In a development that doesn't bode well for Missouri cities, which tend to have a high sprawl quotient, values in neighborhoods with a long commute or distant from transit connections seem to be losing value fastest. According to an
article on NPR.org:
. . . some neighborhoods remain practically unscathed. And a pattern is emerging as to which neighborhoods those are.
The ones with short commutes are faring better than places with long drives into the city. Some analysts see a pause in what has long been inexorable — urban sprawl. . . .
Jonathan Hill, vice president of Metropolitan Regional Information Systems, which tracks home sales, sat in his office recently, clicking through page after page of price data sorted by ZIP code. There were a lot of negative numbers, but not in places that are close in or near public transit.
The 20912 ZIP code, for example, showed almost a 10 percent increase in average sales price, Hill said.
David Stiff, chief economist for the company that produces the Case-Shiller Home Price Index, saw the trend in other cities, as well — including Los Angeles, San Francisco, New York, San Diego, Miami and Boston.

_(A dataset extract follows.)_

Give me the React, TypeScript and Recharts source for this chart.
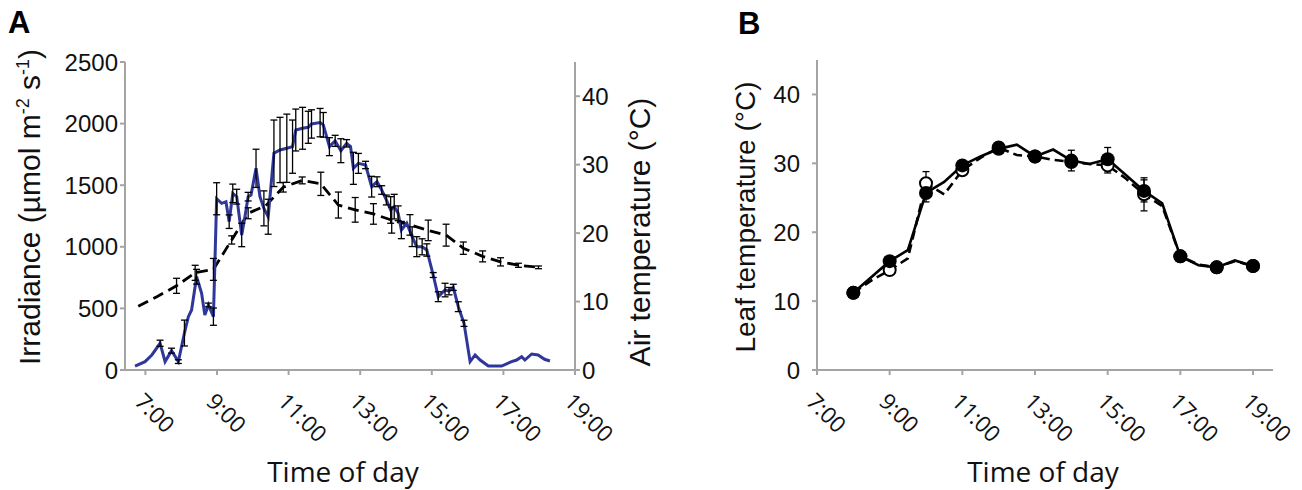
import React from 'react';
import { ComposedChart, Line, Scatter, XAxis, YAxis, ErrorBar, Label } from 'recharts';

// ---------- Panel A data ----------
const irradianceTimes = [6.71, 6.99, 7.18, 7.41, 7.55, 7.73, 7.92, 8.09, 8.2, 8.29, 8.43, 8.57, 8.66, 8.76, 8.9, 8.99, 9.13, 9.25, 9.34, 9.44, 9.55, 9.69, 9.78, 9.87, 9.95, 10.09, 10.2, 10.31, 10.43, 10.59, 10.76, 10.95, 11.11, 11.2, 11.39, 11.55, 11.64, 11.88, 11.97, 12.14, 12.3, 12.46, 12.62, 12.73, 12.81, 12.95, 13.15, 13.32, 13.47, 13.6, 13.73, 13.85, 13.95, 14.06, 14.15, 14.3, 14.45, 14.58, 14.73, 14.86, 15.04, 15.18, 15.37, 15.48, 15.6, 15.74, 15.9, 16.07, 16.21, 16.35, 16.58, 16.95, 17.23, 17.37, 17.51, 17.6, 17.79, 17.97, 18.15, 18.3];
const irradianceValues = [32, 68, 122, 217, 68, 157, 68, 300, 433, 487, 757, 622, 446, 528, 433, 1390, 1353, 1366, 1204, 1434, 1407, 1096, 1244, 1407, 1420, 1637, 1407, 1312, 1244, 1759, 1786, 1800, 1813, 1948, 1962, 1970, 1997, 2008, 1990, 1813, 1860, 1780, 1840, 1813, 1637, 1677, 1664, 1488, 1528, 1461, 1380, 1299, 1326, 1272, 1136, 1191, 1082, 1001, 1000, 974, 771, 595, 649, 640, 671, 514, 379, 68, 122, 81, 32, 32, 68, 81, 108, 81, 130, 122, 87, 73];
const irradianceErrors = [0, 0, 0, 25, 0, 20, 15, 105, 0, 0, 60, 0, 0, 15, 70, 130, 0, 0, 55, 75, 60, 95, 0, 35, 0, 155, 0, 142, 142, 270, 265, 277, 216, 170, 170, 130, 115, 115, 100, 73, 45, 97, 30, 0, 130, 81, 30, 84, 40, 35, 40, 108, 100, 60, 70, 0, 80, 81, 65, 50, 20, 40, 55, 30, 25, 40, 25, 0, 0, 0, 0, 0, 0, 0, 0, 0, 0, 0, 0, 0];

const airTimes = [6.8, 7.32, 7.87, 8.39, 8.9, 9.41, 9.87, 10.36, 10.85, 11.38, 11.9, 12.39, 12.86, 13.37, 13.88, 14.39, 14.9, 15.4, 15.88, 16.42, 16.92, 17.42, 17.98];
const airValues = [9.3, 10.7, 12.3, 14.2, 14.7, 19.0, 22.9, 24.0, 26.7, 27.7, 27.2, 24.1, 23.4, 22.8, 21.9, 21.2, 20.4, 19.7, 17.8, 16.6, 15.8, 15.3, 15.0];
const airErrors = [0, 0, 1.1, 1.1, 1.6, 0.6, 0.8, 0, 0.7, 0.5, 1.7, 1.9, 1.8, 1.5, 1.9, 1.5, 1.5, 1.6, 0.9, 0.8, 0.6, 0.3, 0.2];

const irradianceTicks = [0, 500, 1000, 1500, 2000, 2500];
const tempTicks = [0, 10, 20, 30, 40];
const hourTicks = [7, 9, 11, 13, 15, 17, 19];

// ---------- Panel B data ----------
const leafTimes = [8, 8.5, 9, 9.5, 10, 10.5, 11, 11.5, 12, 12.5, 13, 13.5, 14, 14.5, 15, 15.5, 16, 16.5, 17, 17.5, 18, 18.5, 19];
const leafFilled = [11.2, 13.5, 15.8, 17.4, 25.7, 27.3, 29.7, 31.0, 32.1, 32.7, 31.0, 32.0, 30.4, 29.9, 30.6, 28.3, 26.0, 24.2, 16.5, 15.2, 14.9, 15.9, 15.1];
const leafOpen = [11.2, 13.0, 14.5, 16.2, 27.1, 25.5, 29.0, 30.8, 32.3, 31.2, 31.0, 30.5, 30.2, 29.9, 29.7, 27.8, 25.5, 23.8, 16.5, 15.3, 14.9, 15.8, 15.1];
const filledErrHours = [10, 11, 14, 15, 16];
const filledErrValues = [1.3, 0.6, 1.5, 1.7, 1.6];
const openErrHours = [9, 10, 12, 15, 16];
const openErrValues = [0.6, 1.7, 0.5, 1.1, 2.4];

// ---------- derived tables ----------
const irradiance = irradianceTimes.map((t, i) => ({ t, v: irradianceValues[i], e: irradianceErrors[i] }));
const irradianceWithErr = irradiance.filter((d) => d.e > 0);
const air = airTimes.map((t, i) => ({ t, v: airValues[i], e: airErrors[i] }));
const airWithErr = air.filter((d) => d.e > 0);

const filledLine = leafTimes.map((t, i) => ({ t, v: leafFilled[i] }));
const openLine = leafTimes.map((t, i) => ({ t, v: leafOpen[i] }));
const filledMarks = filledLine.filter((d) => Number.isInteger(d.t));
const openMarks = openLine.filter((d) => Number.isInteger(d.t));
const filledErr = filledErrHours.map((h, i) => ({ t: h, v: leafFilled[leafTimes.indexOf(h)], e: filledErrValues[i] }));
const openErr = openErrHours.map((h, i) => ({ t: h, v: leafOpen[leafTimes.indexOf(h)], e: openErrValues[i] }));

const AXIS = '#a4a4a4';
const SANS = '"Liberation Sans", Arial, sans-serif';
const HUMAN = '"Open Sans", "Noto Sans", sans-serif';

const fmtHour = (v: number) => `${v}:00`;

const XTick = (props: any) => {
  const { x, payload } = props;
  const ax = x - 12;
  const ay = 403;
  return (
    <text x={ax} y={ay} transform={`rotate(45 ${ax} ${ay})`} fontFamily={HUMAN} fontSize={22.5} fill="#111" textAnchor="start">
      {fmtHour(payload.value)}
    </text>
  );
};

const tickStyle = { fontSize: 24, fill: '#111', fontFamily: SANS };
const noShape = () => <g />;

const PanelALabels = () => (
  <g>
    <text x={8} y={33} fontFamily={SANS} fontWeight="bold" fontSize={31} fill="#000">A</text>
    <text transform="rotate(-90 40 207)" x={40} y={207} textAnchor="middle" fontFamily={SANS} fontSize={30} fill="#111">
      Irradiance (µmol m<tspan dy={-11} fontSize={18}>-2</tspan><tspan dy={11}> s</tspan><tspan dy={-11} fontSize={18}>-1</tspan><tspan dy={11}>)</tspan>
    </text>
    <text transform="rotate(-90 650 232)" x={650} y={232} textAnchor="middle" fontFamily={SANS} fontSize={30} fill="#111">
      Air temperature (°C)
    </text>
    <text x={343} y={482} textAnchor="middle" fontFamily={HUMAN} fontSize={28} fill="#111">Time of day</text>
  </g>
);

const PanelBLabels = () => (
  <g>
    <text x={88} y={34} fontFamily={SANS} fontWeight="bold" fontSize={31} fill="#000">B</text>
    <text transform="rotate(-90 105 217)" x={105} y={217} textAnchor="middle" fontFamily={SANS} fontSize={28} fill="#111">
      Leaf temperature (°C)
    </text>
    <text x={393} y={482} textAnchor="middle" fontFamily={HUMAN} fontSize={28} fill="#111">Time of day</text>
  </g>
);

export default function App() {
  return (
    <div style={{ position: 'absolute', left: 0, top: 0, width: 1302, height: 490, background: '#fff' }}>
      <div style={{ position: 'absolute', left: 0, top: 0 }}>
        <ComposedChart width={670} height={490} margin={{ top: 62, right: 35, bottom: 60, left: 65 }}>
          <XAxis
            dataKey="t"
            type="number"
            domain={[6.43, 19]}
            allowDataOverflow
            ticks={hourTicks}
            tick={<XTick />}
            height={60}
            tickSize={5}
            axisLine={{ stroke: AXIS, strokeWidth: 2 }}
            tickLine={{ stroke: AXIS, strokeWidth: 2 }}
            interval={0}
          >
            <Label content={() => <PanelALabels />} />
          </XAxis>
          <YAxis
            yAxisId="left"
            type="number"
            domain={[0, 2500]}
            ticks={irradianceTicks}
            width={60}
            tickSize={5}
            tickMargin={2}
            tick={tickStyle}
            axisLine={{ stroke: AXIS, strokeWidth: 2 }}
            tickLine={{ stroke: AXIS, strokeWidth: 2 }}
            interval={0}
          />
          <YAxis
            yAxisId="right"
            orientation="right"
            type="number"
            domain={[0, 45]}
            ticks={tempTicks}
            width={60}
            tickSize={5}
            tickMargin={2}
            tick={tickStyle}
            axisLine={{ stroke: AXIS, strokeWidth: 2 }}
            tickLine={{ stroke: AXIS, strokeWidth: 2 }}
            interval={0}
          />
          <Line
            yAxisId="right"
            data={air}
            dataKey="v"
            type="linear"
            stroke="#000"
            strokeWidth={2.8}
            strokeDasharray="11 6"
            dot={false}
            isAnimationActive={false}
          />
          <Line
            yAxisId="left"
            data={irradiance}
            dataKey="v"
            type="linear"
            stroke="#30379a"
            strokeWidth={3}
            dot={false}
            isAnimationActive={false}
          />
          <Scatter yAxisId="left" data={irradianceWithErr} dataKey="v" shape={noShape} isAnimationActive={false}>
            <ErrorBar dataKey="e" direction="y" width={3.5} stroke="#000" strokeWidth={1.3} isAnimationActive={false} />
          </Scatter>
          <Scatter yAxisId="right" data={airWithErr} dataKey="v" shape={noShape} isAnimationActive={false}>
            <ErrorBar dataKey="e" direction="y" width={3.5} stroke="#000" strokeWidth={1.3} isAnimationActive={false} />
          </Scatter>
        </ComposedChart>
      </div>
      <div style={{ position: 'absolute', left: 650, top: 0 }}>
        <ComposedChart width={652} height={490} margin={{ top: 60, right: 29, bottom: 60, left: 107 }}>
          <XAxis
            dataKey="t"
            type="number"
            domain={[7, 19.55]}
            allowDataOverflow
            ticks={hourTicks}
            tick={<XTick />}
            height={60}
            tickSize={5}
            axisLine={{ stroke: AXIS, strokeWidth: 2 }}
            tickLine={{ stroke: AXIS, strokeWidth: 2 }}
            interval={0}
          >
            <Label content={() => <PanelBLabels />} />
          </XAxis>
          <YAxis
            type="number"
            domain={[0, 45]}
            ticks={tempTicks}
            width={60}
            tickSize={5}
            tickMargin={12}
            tick={tickStyle}
            axisLine={{ stroke: AXIS, strokeWidth: 2 }}
            tickLine={{ stroke: AXIS, strokeWidth: 2 }}
            interval={0}
          />
          <Line data={openLine} dataKey="v" type="linear" stroke="#000" strokeWidth={2.6} strokeDasharray="9 5" dot={false} isAnimationActive={false} />
          <Line data={filledLine} dataKey="v" type="linear" stroke="#000" strokeWidth={2.6} dot={false} isAnimationActive={false} />
          <Scatter
            data={openMarks}
            dataKey="v"
            shape={(p: any) => <circle cx={p.cx} cy={p.cy} r={6} fill="#fff" stroke="#000" strokeWidth={2} />}
            isAnimationActive={false}
          />
          <Scatter
            data={filledMarks}
            dataKey="v"
            shape={(p: any) => <circle cx={p.cx} cy={p.cy} r={7} fill="#000" />}
            isAnimationActive={false}
          />
          <Scatter data={openErr} dataKey="v" shape={noShape} isAnimationActive={false}>
            <ErrorBar dataKey="e" direction="y" width={3.5} stroke="#000" strokeWidth={1.3} isAnimationActive={false} />
          </Scatter>
          <Scatter data={filledErr} dataKey="v" shape={noShape} isAnimationActive={false}>
            <ErrorBar dataKey="e" direction="y" width={3.5} stroke="#000" strokeWidth={1.3} isAnimationActive={false} />
          </Scatter>
        </ComposedChart>
      </div>
    </div>
  );
}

Stiff recently matched home resale values against commute times and found that in most of these major metropolitan areas, the trend is the same. The longer the commute, the steeper the drop in prices.
One of the cases we have been making to MoDOT and communities around the state is that it makes good economic sense to create communities and roads that are bicycle and pedestrian friendly, allow access to transit, and allow access for all users--young and old, able and disabled.
When fuel prices start to go up, these things start to be a very concrete part of what makes one community desirable to live in and another, far less desirable.